Jim Grant: no rate raise this year
The editor of Grant’s Interest Rate Observer, Jim Grant, thinks investors hoping for a rate rise from the Fed will be disappointed.
Jim Grant, the editor of Grant's Interest Rate Observer, is a long-standing critic of the US Federal Reserve and central banks in general. He thinks that those expecting the Fed to hike interest rates this year will be disappointed, he told CNBC earlier this year. The Federal Reserve has "missed its market" and the next move is more likely to be a cut.
Economic data suggest that the manufacturing sector is either in recession or flirting with it. For example, the inventories of auto companies are building, suggesting that they have increasing trouble selling the stock of cars that they have.
However, Grant thinks that even more loosening would not be enough to revitalise the economy.

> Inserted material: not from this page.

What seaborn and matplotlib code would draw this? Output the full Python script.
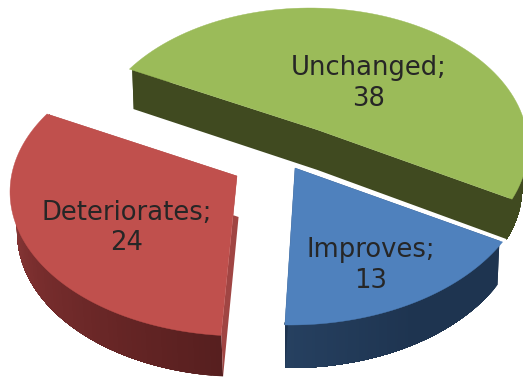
import numpy as np
import matplotlib
matplotlib.use('Agg')
import matplotlib.pyplot as plt
from matplotlib.patches import Polygon
import seaborn as sns

# data
labels = ['Unchanged', 'Improves', 'Deteriorates']
values = [38, 13, 24]

# look of each slice: apex, outer ellipse (cx, cy, rx, ry), depth, colours
apex = [(318, 130), (295, 168), (237, 176)]
ellipse = [(310, 147, 218, 139), (290, 170, 240, 155), (242, 192, 232, 144)]
skew = [0, 0, -0.035]
depth = [40, 43, 41]
top_col = ['#9BBB59', '#4F81BD', '#C0504D']
side_col = [['#404A20', '#404A20'], ['#1E3450', '#1E3450', '#264060'], ['#571F1F', '#7A2E2E', '#A04A48']]
cut_col = ['#404A20', '#1E3450', '#A04543']
text_pos = [(369, 83.5), (371, 265.5), (127, 228)]

START = 152.5
ASPECT = 0.62
VANISH_X = 300

sns.set_theme(style='white')
fig, ax = plt.subplots(figsize=(5.23, 3.77), dpi=100)
fig.subplots_adjust(0, 0, 1, 1)
ax.set_xlim(0, 523)
ax.set_ylim(377, 0)
ax.axis('off')


def outer_point(p, e, phi, sk):
    # where the ray from the apex hits the slice's ellipse
    dy = -np.sin(phi) * ASPECT
    dx = np.cos(phi) + sk * dy
    ox, oy = (p[0] - e[0]) / e[2], (p[1] - e[1]) / e[3]
    ux, uy = dx / e[2], dy / e[3]
    a = ux**2 + uy**2
    b = 2 * (ox * ux + oy * uy)
    c = ox**2 + oy**2 - 1
    t = (-b + np.sqrt(b**2 - 4 * a * c)) / (2 * a)
    return p[0] + t * dx, p[1] + t * dy


def lower(pt, d):
    return pt[0] + (VANISH_X - pt[0]) * 0.025, pt[1] + d


def inset(pt, p):
    # pull a point slightly towards the apex so the top face hides the join
    return p[0] + (pt[0] - p[0]) * 0.985, p[1] + (pt[1] - p[1]) * 0.985


angle = START
total = sum(values)
for i, v in enumerate(values):
    sweep = v / total * 360
    phis = np.radians(np.linspace(angle, angle - sweep, 90))
    arc = [outer_point(apex[i], ellipse[i], ph, skew[i]) for ph in phis]
    d = depth[i]

    # side of the slice, each step painted over the rest of the arc
    shades = sns.blend_palette(side_col[i], len(arc) - 1)
    for j in range(len(arc) - 1):
        rest = arc[j:]
        band = [inset(q, apex[i]) for q in rest] + [lower(q, d) for q in rest[::-1]]
        ax.add_patch(Polygon(band, closed=True, fc=shades[j], ec='none'))

    # cut faces
    band = [inset(arc[0], apex[i]), apex[i], inset(arc[-1], apex[i]),
            lower(arc[-1], d), lower(apex[i], d), lower(arc[0], d)]
    ax.add_patch(Polygon(band, closed=True, fc=cut_col[i], ec='none'))

    # top
    ax.add_patch(Polygon([apex[i]] + arc, closed=True, fc=top_col[i], ec=top_col[i], lw=0.3))

    ax.text(text_pos[i][0], text_pos[i][1], f'{labels[i]};\n{v}', ha='center', va='center',
            fontsize=18.6, color='#262626', linespacing=1.24, family='DejaVu Sans')
    angle -= sweep

fig.savefig('out.png', dpi=100)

The "persistent radical monetary experiment" of ultra-low interest rates has led to the Federal Reserve being put in charge "of market manipulation". This has "been great at boosting real assets, but not the real economy".
Although "things are clearly better than they were in 2008, America has been going through "the slowest recovery in living memory", with "young people unable to break into the world of work". Overall, the "horse of speculation" is "ahead of the cart of enterprise".
Grant is bearish on asset prices, likening the stock and bond markets to a "little kitten stuck at the top of a tree", with Janet Yellen left looking on like a "helpless" firefighter saying, "how did you get up there little fur ball?" The combination of "sky-high asset markets and softening activity" suggests the world could be "entering the down portion of the credit cycle". The outlook is very unclear, but"we will know more where we are in two years' time".